Well a good deal of debate on the solo works of former Beatles, so I had to weigh in.
I noticed someone earlier had posted that Two Virgins, The Wedding Album and Life with the Lions were avante garde crap. Indeed they were.....as were EVERY solo effort by a Beatle prior to the break-up....With one exception: Lennon's Live album in Toronto. Even George's Wonderwall Music was curious. But he more than made amends with All Things Must Pass.
As for Ringo, Rotogravure is passable if for a Dose of Rock & Roll, Hey Baby and Lennon's Cookin. Clapton contributes a song (This be Called a Song), which is okay, but somewhat pedestrian for him. Where Ringo's work turns to crap is with Ringo the 4th, Bad Boy and yes, Stop and Smell the Roses. With the latter, he made a valiant attempt with Paul McCartney's help to rejuvenate the Ringo success, but the album crokes with a couple of notable exceptions (Wrack My Brain, Back off the Boogaloo reissued, and Private Property to a certain extent). The Wrack My Brain video was much heralded on MTV at the time.
Ringo then put out a decent album with Joe Walsh's help, titled, Old Wave. But regrettably, it was only issued in Canada. Arguably, the music there was Beatlesque to certain degree -- and just good old rock and roll by two solid veterans. Yet, it went unnoticed. Which left Ringo with the Ringo Album as his solid post-Beatles claim to fame until Time Takes Time would emerge in the early 90s. That said, most critics and fans enjoyed Goodnight Vienna (despite Call Me and Husbands & Wives) as more than passable even if it couldn't match the magical prowess Ringo Album. (Remember, Vienna yielded two hits singles -- Only You and the No No Song --, plus called on Elton John's services.) As for Rotogravure, it received good airplay on NYC and LA rock stations upon its release, before ultimately fading to obscurity along with Ringo's creative brilliance for the next 15 years.
As for John's solo work at the time of his death, Double Fantasy was not panned by the critics, as someone here suggested. You can look that up on the web. In fact, just before he died, the album had almost snuck into Billboards To 10. Of course, his assassination propelled it to #1 for a good deal of time. Though the album couldn't match Imagine or the Plastic Ono Band album, its quality was just as good as Mind Games and Walls and Bridges (the latter generating John's only #1 single -- Whatever Gets You Through the Night, that is until Starting Over).
As for Milk and Honey, it was released posthusmously after John's death. In fact, John was still engineering and recording it the night he died. Some critics enjoyed it immensely, largely because of the Imaginesque sound (ala Crippled Inside) of I'm Stepping Out and Borrowed Time, and the Walls and Bridge tones of Nobody Told Me. Other critics dismissed it as being another throwaway along the lines of Some Time in NYC. I'm torn in the middle. To this day, I still cannot listen to the Yoko music on either Milk and Honey or Double Fantasy. But all the John tracks from Fantasy, and at least half of those from Honey are exceptional, even if the latter album was never really completed.
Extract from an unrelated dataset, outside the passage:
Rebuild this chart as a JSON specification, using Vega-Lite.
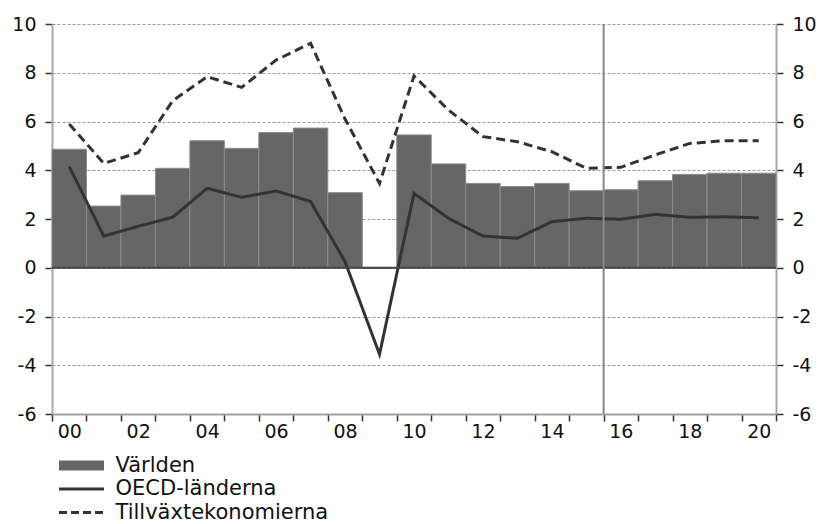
{
  "$schema": "https://vega.github.io/schema/vega-lite/v6.json",
  "width": 724,
  "height": 390,
  "autosize": {"type": "none"},
  "padding": {"left": 52, "top": 24, "right": 42, "bottom": 110},
  "background": "white",
  "config": {
    "view": {"stroke": null},
    "font": "DejaVu Sans",
    "axis": {"labelFont": "DejaVu Sans", "labelFontSize": 19, "labelColor": "#111111"}
  },
  "datasets": {
    "varlden": [
      {"year": 2000, "serie": "Världen", "value": 4.86},
      {"year": 2001, "serie": "Världen", "value": 2.53},
      {"year": 2002, "serie": "Världen", "value": 2.98},
      {"year": 2003, "serie": "Världen", "value": 4.08},
      {"year": 2004, "serie": "Världen", "value": 5.21},
      {"year": 2005, "serie": "Världen", "value": 4.9},
      {"year": 2006, "serie": "Världen", "value": 5.55},
      {"year": 2007, "serie": "Världen", "value": 5.73},
      {"year": 2008, "serie": "Världen", "value": 3.08},
      {"year": 2009, "serie": "Världen", "value": -0.03},
      {"year": 2010, "serie": "Världen", "value": 5.45},
      {"year": 2011, "serie": "Världen", "value": 4.26},
      {"year": 2012, "serie": "Världen", "value": 3.46},
      {"year": 2013, "serie": "Världen", "value": 3.33},
      {"year": 2014, "serie": "Världen", "value": 3.46},
      {"year": 2015, "serie": "Världen", "value": 3.16},
      {"year": 2016, "serie": "Världen", "value": 3.2},
      {"year": 2017, "serie": "Världen", "value": 3.57},
      {"year": 2018, "serie": "Världen", "value": 3.83},
      {"year": 2019, "serie": "Världen", "value": 3.88},
      {"year": 2020, "serie": "Världen", "value": 3.88}
    ],
    "lines": [
      {"year": 2000, "serie": "OECD-länderna", "value": 4.15},
      {"year": 2001, "serie": "OECD-länderna", "value": 1.3},
      {"year": 2002, "serie": "OECD-länderna", "value": 1.7},
      {"year": 2003, "serie": "OECD-länderna", "value": 2.07},
      {"year": 2004, "serie": "OECD-länderna", "value": 3.26},
      {"year": 2005, "serie": "OECD-länderna", "value": 2.89},
      {"year": 2006, "serie": "OECD-länderna", "value": 3.15},
      {"year": 2007, "serie": "OECD-länderna", "value": 2.72},
      {"year": 2008, "serie": "OECD-länderna", "value": 0.25},
      {"year": 2009, "serie": "OECD-länderna", "value": -3.55},
      {"year": 2010, "serie": "OECD-länderna", "value": 3.05},
      {"year": 2011, "serie": "OECD-länderna", "value": 2.03},
      {"year": 2012, "serie": "OECD-länderna", "value": 1.3},
      {"year": 2013, "serie": "OECD-länderna", "value": 1.21},
      {"year": 2014, "serie": "OECD-länderna", "value": 1.89},
      {"year": 2015, "serie": "OECD-länderna", "value": 2.03},
      {"year": 2016, "serie": "OECD-länderna", "value": 1.99},
      {"year": 2017, "serie": "OECD-länderna", "value": 2.19},
      {"year": 2018, "serie": "OECD-länderna", "value": 2.07},
      {"year": 2019, "serie": "OECD-länderna", "value": 2.09},
      {"year": 2020, "serie": "OECD-länderna", "value": 2.05},
      {"year": 2000, "serie": "Tillväxtekonomierna", "value": 5.9},
      {"year": 2001, "serie": "Tillväxtekonomierna", "value": 4.28},
      {"year": 2002, "serie": "Tillväxtekonomierna", "value": 4.72},
      {"year": 2003, "serie": "Tillväxtekonomierna", "value": 6.85},
      {"year": 2004, "serie": "Tillväxtekonomierna", "value": 7.84},
      {"year": 2005, "serie": "Tillväxtekonomierna", "value": 7.4},
      {"year": 2006, "serie": "Tillväxtekonomierna", "value": 8.52},
      {"year": 2007, "serie": "Tillväxtekonomierna", "value": 9.21},
      {"year": 2008, "serie": "Tillväxtekonomierna", "value": 6.1},
      {"year": 2009, "serie": "Tillväxtekonomierna", "value": 3.46},
      {"year": 2010, "serie": "Tillväxtekonomierna", "value": 7.87},
      {"year": 2011, "serie": "Tillväxtekonomierna", "value": 6.47},
      {"year": 2012, "serie": "Tillväxtekonomierna", "value": 5.38},
      {"year": 2013, "serie": "Tillväxtekonomierna", "value": 5.17},
      {"year": 2014, "serie": "Tillväxtekonomierna", "value": 4.76},
      {"year": 2015, "serie": "Tillväxtekonomierna", "value": 4.08},
      {"year": 2016, "serie": "Tillväxtekonomierna", "value": 4.12},
      {"year": 2017, "serie": "Tillväxtekonomierna", "value": 4.63},
      {"year": 2018, "serie": "Tillväxtekonomierna", "value": 5.1},
      {"year": 2019, "serie": "Tillväxtekonomierna", "value": 5.21},
      {"year": 2020, "serie": "Tillväxtekonomierna", "value": 5.21}
    ]
  },
  "layer": [
    {
      "data": {"name": "varlden"},
      "mark": {"type": "bar", "stroke": "#8c8c8c", "strokeWidth": 1},
      "encoding": {
        "x": {
          "field": "year", "type": "ordinal",
          "scale": {"paddingInner": 0, "paddingOuter": 0},
          "axis": {
            "title": null,
            "labelExpr": "datum.value % 2 == 0 ? substring(toString(datum.value), 2, 4) : ''",
            "labelAngle": 0,
            "tickBand": "extent",
            "tickSize": 7,
            "tickColor": "#333333",
            "tickWidth": 1.5,
            "domainColor": "#a0a0a0",
            "domainWidth": 2,
            "labelPadding": 1,
            "grid": false
          }
        },
        "y": {
          "field": "value", "type": "quantitative",
          "scale": {"domain": [-6, 10], "nice": false, "zero": false},
          "axis": {
            "title": null,
            "orient": "left",
            "values": [-6, -4, -2, 0, 2, 4, 6, 8, 10],
            "labelExpr": "toString(datum.value)",
            "grid": true,
            "gridDash": [3, 2],
            "gridColor": "#9a9a9a",
            "gridWidth": 1,
            "tickSize": 7,
            "tickColor": "#333333",
            "tickWidth": 1.5,
            "domainColor": "#a8a8a8",
            "domainWidth": 2,
            "labelPadding": 9
          }
        },
        "color": {
          "field": "serie", "type": "nominal",
          "scale": {
            "domain": ["Världen", "OECD-länderna", "Tillväxtekonomierna"],
            "range": ["#666666", "#333333", "#333333"]
          },
          "legend": {
            "title": null,
            "orient": "none",
            "legendX": 6.5,
            "legendY": 431,
            "direction": "vertical",
            "rowPadding": 1.5,
            "padding": 0,
            "symbolSize": 400,
            "symbolStrokeWidth": 3,
            "symbolOffset": 12.5,
            "labelFont": "DejaVu Sans",
            "labelFontSize": 21,
            "labelColor": "#111111",
            "labelOffset": 23.5,
            "labelLimit": 400,
            "encoding": {
              "symbols": {
                "shape": {"value": {"expr": "datum.value === 'Världen' ? 'M-2.25,-0.5H2.25V0.5H-2.25Z' : 'M-2.25,0H2.25'"}},
                "fill": {"value": {"expr": "datum.value === 'Världen' ? '#707070' : 'transparent'"}},
                "stroke": {"value": {"expr": "datum.value === 'Världen' ? '#707070' : '#333333'"}},
                "strokeWidth": {"value": {"expr": "datum.value === 'Världen' ? 0 : 3"}},
                "strokeDash": {"value": {"expr": "datum.value === 'Tillväxtekonomierna' ? [8, 4] : [1, 0]"}},
                "opacity": {"value": 1}
              }
            }
          }
        }
      }
    },
    {
      "data": {"name": "lines"},
      "mark": {"type": "line", "strokeWidth": 3},
      "encoding": {
        "x": {"field": "year", "type": "ordinal"},
        "y": {
          "field": "value", "type": "quantitative",
          "axis": {
            "title": null,
            "orient": "right",
            "values": [-6, -4, -2, 0, 2, 4, 6, 8, 10],
            "labelExpr": "toString(datum.value)",
            "grid": false,
            "tickSize": 7,
            "tickColor": "#333333",
            "tickWidth": 1.5,
            "domainColor": "#a8a8a8",
            "domainWidth": 2,
            "labelPadding": 9
          }
        },
        "color": {"field": "serie", "type": "nominal"},
        "strokeDash": {
          "field": "serie", "type": "nominal",
          "scale": {"domain": ["OECD-länderna", "Tillväxtekonomierna"], "range": [[1, 0], [9, 5]]},
          "legend": null
        }
      }
    },
    {
      "data": {"values": [{}]},
      "mark": {"type": "rule", "color": "#444444", "strokeWidth": 2},
      "encoding": {"y": {"datum": 0, "type": "quantitative", "axis": null}}
    },
    {
      "data": {"values": [{}]},
      "mark": {"type": "rule", "color": "#888888", "strokeWidth": 2},
      "encoding": {"x": {"datum": 2016, "type": "ordinal", "bandPosition": 0}}
    }
  ],
  "resolve": {"axis": {"y": "independent"}}
}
Now Paul has put out a bunch of clunkers -- in fact, the entire decade of the 80s and most of the 90s will not make McCartney's musical memoirs. (Although I do like Flaming Pie for a few reasons -- notably the Lennon and Maureen references, and of course the inclusion of Ringo and Steve Miller on two tracks apiece.) But Paul's work in the 70s stands tall as among rock history's best. Same analysis holds somewhat true for George, for his chart success went up and down after All Things Must Pass. Some of his best work were with his Wilbury friends, but little can match the intellectual genius of All Things Must Pass and of course Brainwashed.
Clunkers and retard music are in the ears of the beholder, as is warmth and receptivity. Taste is taste, and these are just albums.....to paraphrase a famous Ringo quote. As a lifelong Beatle fan, I realize that their body of work has some pratfalls, but taken collectively -- as a band and as four soloists -- few of today's rockers and singers can achieve that kind of depth, chemistry and artistry.